In an already divisive crossover, "AVX VS" might be one of the most divisive comics to be published this year. Where some loved its purely technical approach, others found it utterly devoid of interesting content. But if there's one thing everyone should be able to agree on, it's that "AVX VS" #6 is the most entertaining issue of the series by a considerable distance.

In part, that's because the book breaks the constraints of its regular format. Previous issues featured two 10-page fight scenes in which Avengers fought X-Men. This time, there's a lead 10-pager in which Hope and the Scarlet Witch finally throw down, but the remainder of the book is padded out with short, (mostly) gag strips by some of Marvel's top creators.

The lead story, by Kieron Gillen and Jim Cheung, suffers slightly due to the rather nebulous powers of its main characters. The script isn't without Gillen's now-trademark moments of comedy, but even Jim Cheung's fantastic work struggles to make several pages of vaguely-defined energy manipulation seem like a relatable threat. The fight skews towards becoming a wholly abstract battle of wills, and only a well-placed, precisely executed punchline saves it from being just that.

The rest of the issue is sub-divided into the funny and the not-so-funny. Bendis and Mahfood's one-pager is a welcome reminder of why the pair should team up more often. Kathryn and Stuart Immonen's "Science Battle" is an instant one-page classic. Hastings & Chabot's battle of the custodians piece is another. The book's final strip, a Pixie and Squirrel Girl piece (by Dan Slott and Katie Cook) reveals the terrible secret of "AVX VS" and is worth the cover price alone.

However, it's not all top-drawer stuff. Deodato Jr.'s contribution is unrepentantly slight, looking more like a spare piece of "Uncanny Avengers" promo material than anything else. The "Spider-Woman Vs. X-Women" piece by Jeph Loeb and Art Adams' manages to patronize both its audience and its stars with some weakly justified prurience. Luckily, nothing else comes close to being a misfire, and in a book with so many contributors that's a hit-rate worth celebrating.

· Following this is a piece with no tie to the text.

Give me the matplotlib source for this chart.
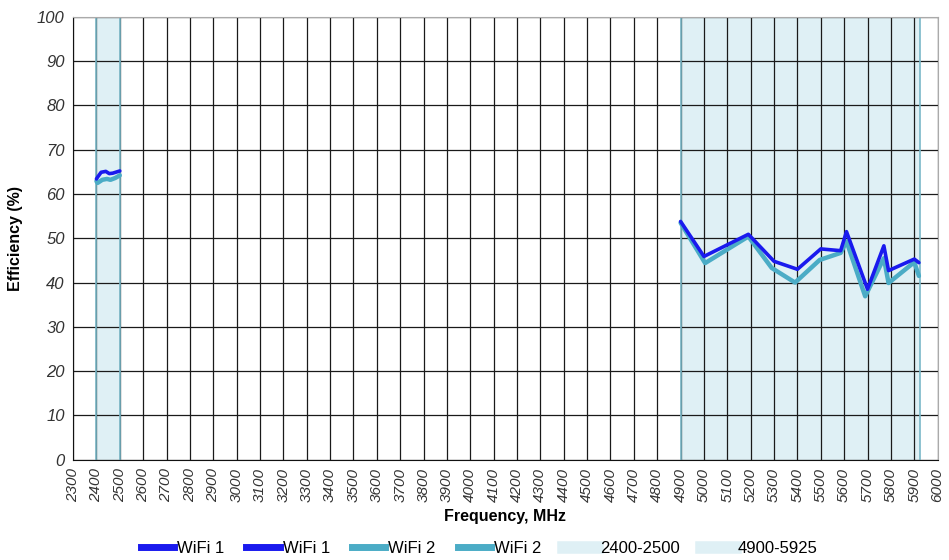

It feels like unhelpful shorthand to praise a comic for being fun, so even though that's what "AVX VS" #6 is, let's instead praise its other qualities: it's humorous, inventive and routinely gorgeous. Best of all, it puts together unusual creative teams and gives them the space to do what they do best -- and as any comic reader knows, that's where magic comes from. It's no surprise "AVX VS" #6 is full of exactly that.